La Semana Santa y la Feria de Abril son ocasión perfecta para observar las tradiciones sincréticas y abiertas al mestizaje de una sociedad con un pasado sumamente denso y complejo. Allí se funden aportes bereberes, celtíberos, cartagineses, greco-romanos, germánicos, musulmanes, cristianos y judíos, y cuyo reflejo se advierte hoy en día, a simple vista, no sólo en las tradiciones culturales, sino incluso en los múltiples tipos raciales que se encuentran en la ciudad. Extraordinaria fusión y evidente vocación asimilativa de una cultura que tanto parece diferenciarse del temperamento de las sociedades del norte de Europa. Tradición y vocación sincréticas que, pese al trauma de la Conquista, explican también con claridad la profunda huella dejada por España en países como el nuestro, así como el importante contraste que distingue a este tipo de colonización de la que practicaron en su momento otros pueblos europeos. Por último, una tradición sincrética tampoco exenta de conflictos (que por momentos me hicieron recordar las ambivalentes actitudes peruanas en torno de lo indio), pues, por ejemplo, ninguna muchacha sevillana, aunque sea morena y bella como una Scherezade, y aunque mueva las manos al bailar con sensualidad francamente oriental, acepta rara vez que se la considere como descendiente de las mujeres de Al-Andalus y, en general, que se la asocie con los años del predominio musulmán. No en vano el pináculo de la Giralda, símbolo de Sevilla, sobrepuesto como lo está efectivamente al cuerpo esencialmente musulmán de dicha torre, representa, en verdad, el triunfo del Cristianismo, de manera parecida a lo que ocurrió en el Cusco con los templos españoles construidos sobre las ruinas incaicas. En todo caso, conflictivo y contradictorio o no, me quedó muy claro que el orgullo por la tradición local, por su recreación e importancia integradora, no era incompatible con el bienestar económico, que entonces, en el apogeo de la primavera democrática de la era posterior a Franco, se manifestaba de manera tan evidente en Andalucía y en toda España.
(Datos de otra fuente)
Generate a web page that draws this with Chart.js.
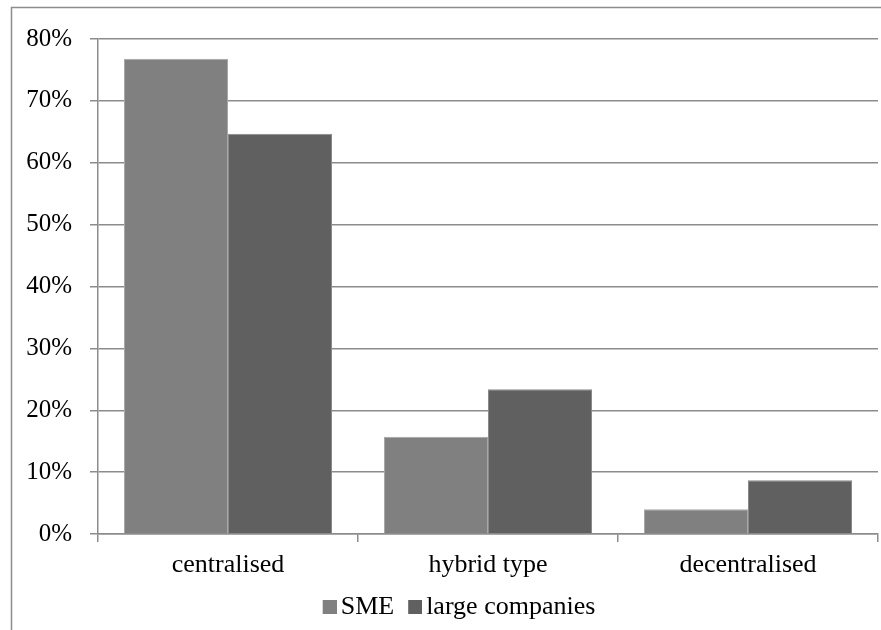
<!DOCTYPE html>
<html>
<head>
<meta charset="utf-8">
<script src="https://cdn.jsdelivr.net/npm/chart.js@4/dist/chart.umd.min.js"></script>
<style>
  html, body { margin: 0; padding: 0; background: #fff; }
  #wrap { width: 881px; height: 630px; position: relative; }
</style>
</head>
<body>
<div id="wrap"><canvas id="c" width="881" height="630"></canvas></div>
<script>
// Organisational structure by company size
const categories = ['centralised', 'hybrid type', 'decentralised'];
const smeValues = [76.8, 15.7, 4.0];
const largeValues = [64.7, 23.4, 8.7];
const seriesNames = ['SME', 'large companies'];
const seriesColors = ['#808080', '#606060'];
const yTicks = [0, 10, 20, 30, 40, 50, 60, 70, 80];

const FONT = '"Liberation Serif", "Times New Roman", serif';
const GRID = '#8c8c8c';

// Legend swatch: a small square sitting at the right of a wider transparent canvas,
// so the gap between swatch and text stays tight.
function makeSwatch(color) {
  const c = document.createElement('canvas');
  c.width = 31;
  c.height = 14;
  const g = c.getContext('2d');
  g.fillStyle = color;
  g.fillRect(17, 0, 14, 14);
  return c;
}
const swatches = seriesColors.map(makeSwatch);

// Outer frame around the chart (open at the right and bottom edges)
const framePlugin = {
  id: 'frame',
  beforeDraw(chart) {
    const ctx = chart.ctx;
    ctx.save();
    ctx.fillStyle = '#fff';
    ctx.fillRect(0, 0, chart.width, chart.height);
    ctx.strokeStyle = '#8c8c8c';
    ctx.lineWidth = 1.5;
    ctx.beginPath();
    ctx.moveTo(11.5, chart.height);
    ctx.lineTo(11.5, 7.5);
    ctx.lineTo(chart.width, 7.5);
    ctx.stroke();
    ctx.restore();
  },
  // legend sits slightly right of the canvas centre and a little lower
  afterLayout(chart) {
    if (chart.legend) {
      chart.legend.left += 16;
      chart.legend.right += 16;
      chart.legend.top += 3;
      chart.legend.bottom += 3;
    }
  }
};

new Chart(document.getElementById('c'), {
  type: 'bar',
  data: {
    labels: categories,
    datasets: [
      { label: seriesNames[0], data: smeValues, backgroundColor: seriesColors[0], borderColor: '#a8a8a8', borderWidth: 1 },
      { label: seriesNames[1], data: largeValues, backgroundColor: seriesColors[1], borderColor: '#8a8a8a', borderWidth: 1 }
    ]
  },
  options: {
    responsive: false,
    animation: false,
    devicePixelRatio: 1,
    layout: { padding: { left: 0, right: 3, top: 39, bottom: 3 } },
    datasets: { bar: { categoryPercentage: 0.8, barPercentage: 1.0 } },
    plugins: {
      legend: {
        position: 'bottom',
        labels: {
          font: { family: FONT, size: 26 },
          color: '#000',
          usePointStyle: true,
          pointStyleWidth: 13,
          boxHeight: 14,
          padding: 6,
          generateLabels(chart) {
            const items = Chart.defaults.plugins.legend.labels.generateLabels(chart);
            items.forEach((it, i) => { it.pointStyle = swatches[i]; });
            return items;
          }
        }
      },
      tooltip: { enabled: false }
    },
    scales: {
      x: {
        grid: { offset: true, drawOnChartArea: false, drawTicks: true, tickLength: 8, color: GRID, lineWidth: 1.5 },
        border: { color: GRID, width: 1.5 },
        ticks: { font: { family: FONT, size: 26 }, color: '#000', padding: 8, maxRotation: 0 },
        afterFit(scale) { scale.height = 51; }
      },
      y: {
        min: 0,
        max: 80,
        afterBuildTicks(scale) { scale.ticks = yTicks.map(v => ({ value: v })); },
        grid: { color: GRID, lineWidth: 1.5, tickLength: 8 },
        border: { color: GRID, width: 1.5 },
        ticks: {
          font: { family: FONT, size: 25 },
          color: '#000',
          padding: 18,
          callback: v => v + '%'
        },
        afterFit(scale) { scale.width = 98; }
      }
    }
  },
  plugins: [framePlugin]
});
</script>
</body>
</html>
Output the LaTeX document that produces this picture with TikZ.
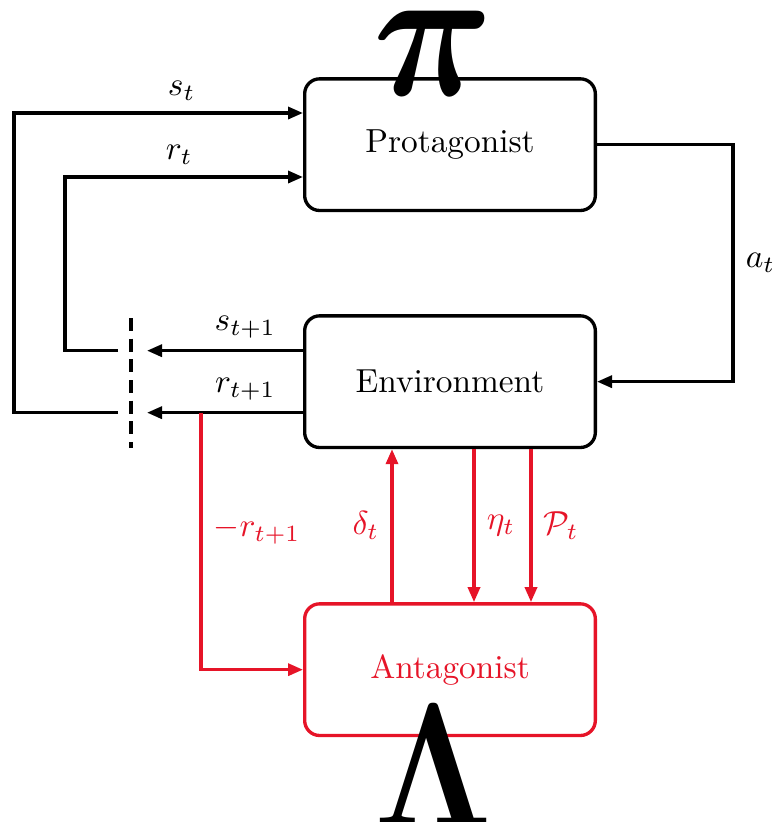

Esos meses estupendos que pasé en Sevilla culminaron para mí, realmente, una tarde de fines de septiembre de 1983, que pasé con amigos entrañables, en un bar-restaurante situado cerca de la Torre del Oro, casi mirando al río Guadalquivir, y no muy lejos de la celebérrima plaza de toros o Maestranza. Venía de finalizar mi última jornada de investigación en el Archivo de Indias, y sabía que me quedaba poco tiempo en la ciudad, pues mi beca había expirado el mes anterior. Fue precisamente en ese lugar, que parecía escogido deliberadamente para recrear la imagen tradicional que se tiene de Sevilla, cuando me invadió por completo una extraña sensación de haber pertenecido siempre a esa ciudad que tan bien me había acogido, como nunca imaginé que pudiera sucederme en algún lugar fuera del Perú.

Abandoné Sevilla pocos días después, presa de una irreprimible tristeza, desde la estación ferroviaria de Córdoba (que ya no existe), una todavía muy calurosa noche de comienzos de otoño. De vuelta en el Perú, todo volvió a la normalidad, a la familia, a los estudios, al trabajo. Pero la intensidad de la vida nunca borró del todo el recuerdo de la ciudad andaluza. Su imagen se me aparece en los momentos más inesperados, casi siempre entre los puentes de Triana y de San Telmo, frente a la Torre del Oro, deslumbrante con los naranjas y rojizos de la aurora, envuelta en aroma y frescor, sobre el espejo del Guadalquivir.